Strong Cash Position and Insider Purchase
C3 AI closed the period with strong liquidity; reported cash and marketable securities of $575.4M at quarter end and $673M after a founder/CEO purchase (Tom Siebel bought 6.17M shares at $11.16 for ≈$69M), signaling insider confidence and improving the cash runway.
High Subscription Mix and Recurring Revenue Focus
Subscription revenue was $48.4M, representing 94% of total revenue for the quarter; subscription plus prioritized engineering services (PES) totaled $50.5M or 98% of total revenue, indicating a high proportion of recurring and near-recurring revenue.
Improved Expense Run Rate
Non-GAAP operating expenses for the quarter were $106.0M, down $33.9M (≈24%) versus the same quarter last year ($139.9M), and guidance for Q1 FY27 assumes a midpoint non-GAAP operating expense run rate of $96.5M, reflecting continued cost discipline.

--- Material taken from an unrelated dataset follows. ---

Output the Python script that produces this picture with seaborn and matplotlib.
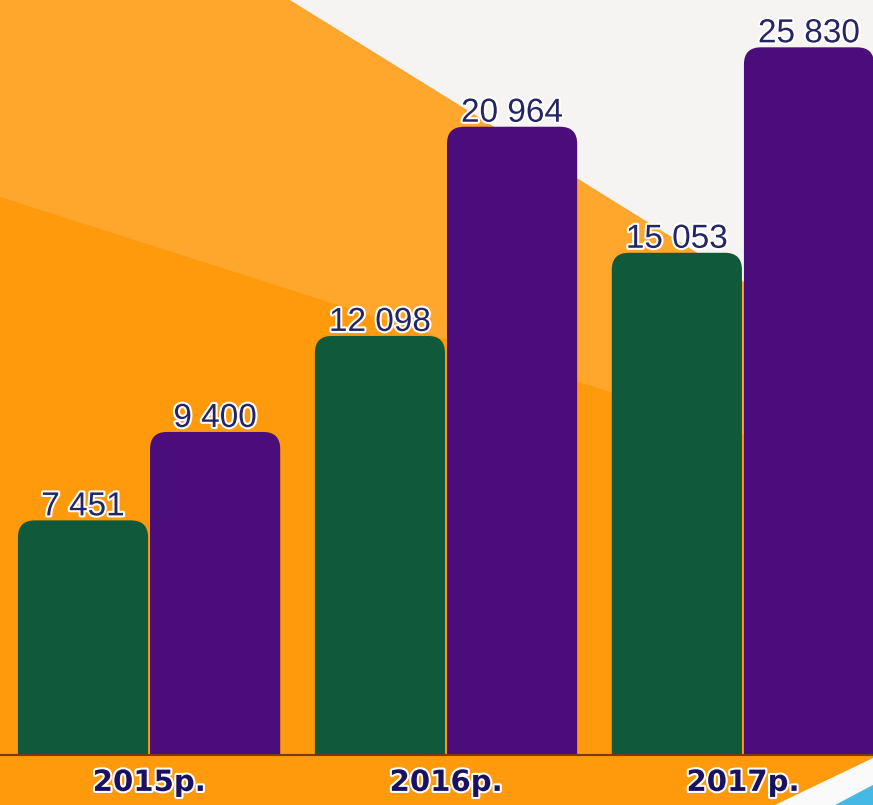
import numpy as np
import pandas as pd
import seaborn as sns
import matplotlib.pyplot as plt
import matplotlib.patheffects as pe
from matplotlib.patches import FancyBboxPatch, Polygon
from matplotlib.transforms import IdentityTransform

# data
years = ['2015р.', '2016р.', '2017р.']
series_names = ['Серія 1', 'Серія 2']
series_1 = [7451, 12098, 15053]
series_2 = [9400, 20964, 25830]
bar_colors = ['#10593a', '#4b0c7c']

df = pd.DataFrame({
    'year': years * 2,
    'series': [series_names[0]] * len(years) + [series_names[1]] * len(years),
    'value': series_1 + series_2,
})

W, H = 873, 805
fig = plt.figure(figsize=(W / 100, H / 100), dpi=100)

# background shapes (pixel coords, y down)
bg = fig.add_axes([0, 0, 1, 1])
bg.set_xlim(0, W)
bg.set_ylim(H, 0)
bg.axis('off')
bg.add_patch(Polygon([(0, 0), (W, 0), (W, H), (0, H)], color='#ffa62c', lw=0))
bg.add_patch(Polygon([(290, 0), (W, 0), (W, 362)], color='#f6f4f2', lw=0))
bg.add_patch(Polygon([(0, 197), (W, 476), (W, H), (0, H)], color='#ff9a0c', lw=0))
bg.add_patch(Polygon([(775, H), (W, 758), (W, H)], color='#fafafa', lw=0))
bg.add_patch(Polygon([(835, H), (W, 785), (W, H)], color='#45b8e6', lw=0))

ax = fig.add_axes([0, 50 / H, 1, 755 / H])
ax.set_facecolor('none')
ax.set_yscale('log')
sns.barplot(data=df, x='year', y='value', hue='series', palette=bar_colors,
            saturation=1, width=0.89, gap=0.015, legend=False, ax=ax)
ax.set_xlim(-0.502, 2.438)
ax.set_ylim(4022, 29250)
ax.yaxis.set_visible(False)
ax.set_xlabel('')
for s in ['top', 'left', 'right']:
    ax.spines[s].set_visible(False)
ax.spines['bottom'].set_color('#7b3a12')
ax.spines['bottom'].set_linewidth(1.5)
ax.spines['bottom'].set_zorder(5)

# rounded tops for the bars
y0_px = ax.transAxes.transform((0, 0))[1]
bars = [p for p in ax.patches]
for bar in bars:
    x, w = bar.get_x(), bar.get_width()
    top = bar.get_y() + bar.get_height()
    x0, y1 = ax.transData.transform((x, top))
    x1, _ = ax.transData.transform((x + w, top))
    rb = FancyBboxPatch((x0, y0_px - 30), x1 - x0, y1 - y0_px + 30,
                        boxstyle='round,pad=0,rounding_size=17',
                        transform=IdentityTransform(),
                        facecolor=bar.get_facecolor(), edgecolor='none', zorder=2)
    ax.add_artist(rb)
    rb.set_clip_path(ax.patch)
    bar.set_visible(False)

    val = int(round(bar.get_height()))
    ax.annotate(f"{val:,}".replace(',', ' '), (x + w / 2, top),
                xytext=(0, 5), textcoords='offset pixels',
                ha='center', va='baseline', fontsize=24, color='#252565',
                family=['Liberation Sans', 'DejaVu Sans'], zorder=4,
                path_effects=[pe.withStroke(linewidth=3, foreground='white')])

ax.tick_params(axis='x', length=0, pad=10)
ax.set_xticks(range(len(years)))
ax.set_xticklabels(years, fontsize=21, fontweight='heavy', color='#1a1260',
                   family=['DejaVu Sans'])
for t in ax.get_xticklabels():
    t.set_path_effects([pe.withStroke(linewidth=3, foreground='white')])

plt.savefig('out.png', dpi=100)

Gross Margins and Professional Services Profitability
Non-GAAP gross profit for the quarter was $19.3M with a non-GAAP gross margin of 37%; professional services gross margin was strong at 78% for the quarter.
IPD Activity and Install Base
Signed 9 initial production deployments (IPDs) in the quarter; cumulative IPDs signed = 417, of which 251 remain active (~60% active), showing continued pipeline/production activity.